A new framework called PIVOT addresses a critical weakness in AI agents: the gap between planning and execution that causes seemingly logical plans to fail in practice.

Large language model agents frequently generate coherent-sounding plans that break down during execution due to infeasible actions, constraint violations, and cascading errors. PIVOT (Plan-Inspect-eVOlve Trajectories) treats agent trajectories as optimizable objects that can be iteratively refined through environment interaction.

Four-Stage Refinement Process

The framework operates through four distinct stages. PLAN generates candidate trajectories for a given task. INSPECT executes these trajectories and computes structured losses with textual gradients that encode discrepancies between planned and actual outcomes. EVOLVE applies these feedback signals to produce improved trajectories. VERIFY performs a final global check against task constraints.

A monotonic acceptance process ensures solution quality never decreases across iterations. This prevents the system from adopting worse trajectories even when refinement attempts fail to improve performance.

Benchmark Results Show Major Gains

Evaluations on DeepPlanning and GAIA benchmarks demonstrate state-of-the-art performance. With human-in-the-loop feedback, PIVOT achieved up to 94% relative improvement in constraint satisfaction compared to baseline methods.

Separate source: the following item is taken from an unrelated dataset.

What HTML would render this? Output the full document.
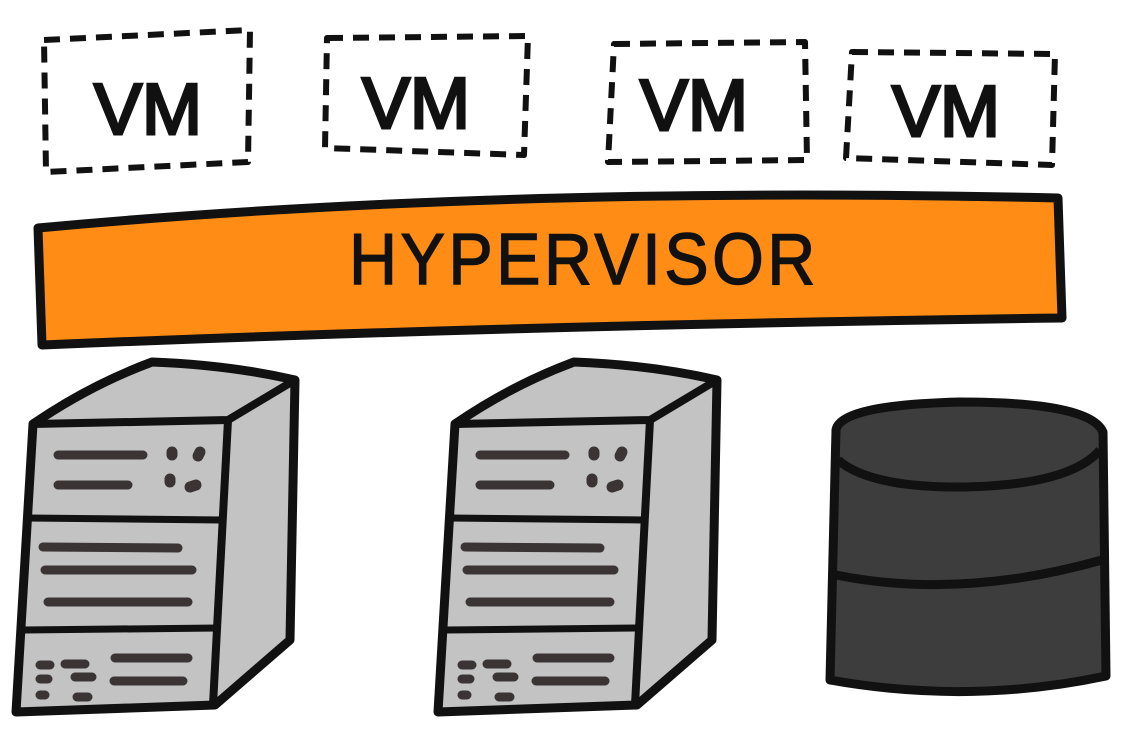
<!DOCTYPE html>
<html><head><style>
html,body{margin:0;padding:0;background:#fff;width:1124px;height:732px;overflow:hidden}
</style></head><body>
<svg width="1124" height="732" viewBox="0 0 1124 732" xmlns="http://www.w3.org/2000/svg">
<g fill="none" stroke="#111" stroke-width="6" stroke-dasharray="16 10" stroke-linejoin="round">
<path d="M44 40 L250 30 L248 162 L46 172 Z"/>
<path d="M327 38 L528 36 L524 155 L325 148 Z"/>
<path d="M614 44 L805 42 L807 160 L608 162 Z"/>
<path d="M852 52 L1055 54 L1052 165 L846 158 Z"/>
</g>
<g font-family="Liberation Sans, sans-serif" font-size="72" fill="#111" stroke="#111" stroke-width="3" text-anchor="middle">
<text x="148" y="134">VM</text>
<text x="416" y="128">VM</text>
<text x="694" y="130">VM</text>
<text x="946" y="136">VM</text>
</g>
<path d="M38 228 Q500 185 1058 198 L1062 318 Q520 325 42 345 Z" fill="#ff8c14" stroke="#111" stroke-width="9" stroke-linejoin="round"/>
<text x="0" y="0" font-family="Liberation Sans, sans-serif" font-size="72" fill="#111" stroke="#111" stroke-width="1.5" text-anchor="middle" letter-spacing="4" transform="translate(584,284) scale(0.92,1)">HYPERVISOR</text>
<g id="srv">
<path d="M33 424 Q90 385 152 362 Q230 365 295 380 L290 640 L215 705 L16 712 Z" fill="#c3c3c3" stroke="#111" stroke-width="9" stroke-linejoin="round"/>
<path d="M33 424 L228 420 L295 380" fill="none" stroke="#111" stroke-width="8"/>
<path d="M228 420 L213 705" fill="none" stroke="#111" stroke-width="8"/>
<path d="M28 518 L222 520 M24 630 L218 628" stroke="#111" stroke-width="7"/>
<g stroke="#3a3434" stroke-width="9" stroke-linecap="round">
<path d="M58 455 L143 455 M58 485 L128 485 M43 547 L178 548 M45 570 L192 570 M48 602 L188 602 M115 658 L188 658 M114 681 L183 681 M40 665 L50 665 M65 664 L85 664 M40 679 L48 679 M75 677 L92 677 M40 695 L45 695 M77 697 L88 697"/>
<path d="M172 452 L172 455 M200 452 L198 456 M170 479 L170 482 M190 487 L196 485" stroke-width="11"/>
</g>
</g>
<use href="#srv" transform="translate(422,0)"/>
<path d="M836 430 Q840 405 960 402 Q1090 402 1103 432 L1106 676 Q970 705 830 680 Z" fill="#3d3d3d" stroke="#111" stroke-width="9" stroke-linejoin="round"/>
<path d="M838 460 Q870 488 965 487 Q1070 485 1100 450" fill="none" stroke="#111" stroke-width="9"/>
<path d="M836 575 Q960 600 1102 560" fill="none" stroke="#111" stroke-width="9"/>
</svg>
</body></html>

The fully autonomous variant retained substantial gains without external supervision, proving the core trajectory-refinement mechanism works independently. PIVOT also showed computational efficiency, requiring 3x to 5x fewer tokens than competing refinement approaches.

The research team included Tuo Zhang, Alin-Ionut Popa, Yan Xu, Rui Song, and Dimitrios Dimitriadis. Their work establishes feedback-based trajectory optimization as a principled methodology for closing plan-execution gaps in autonomous systems.

The findings suggest that iterative refinement through environment feedback could become a standard technique for improving AI agent reliability across complex, multi-step tasks where initial planning often proves insufficient.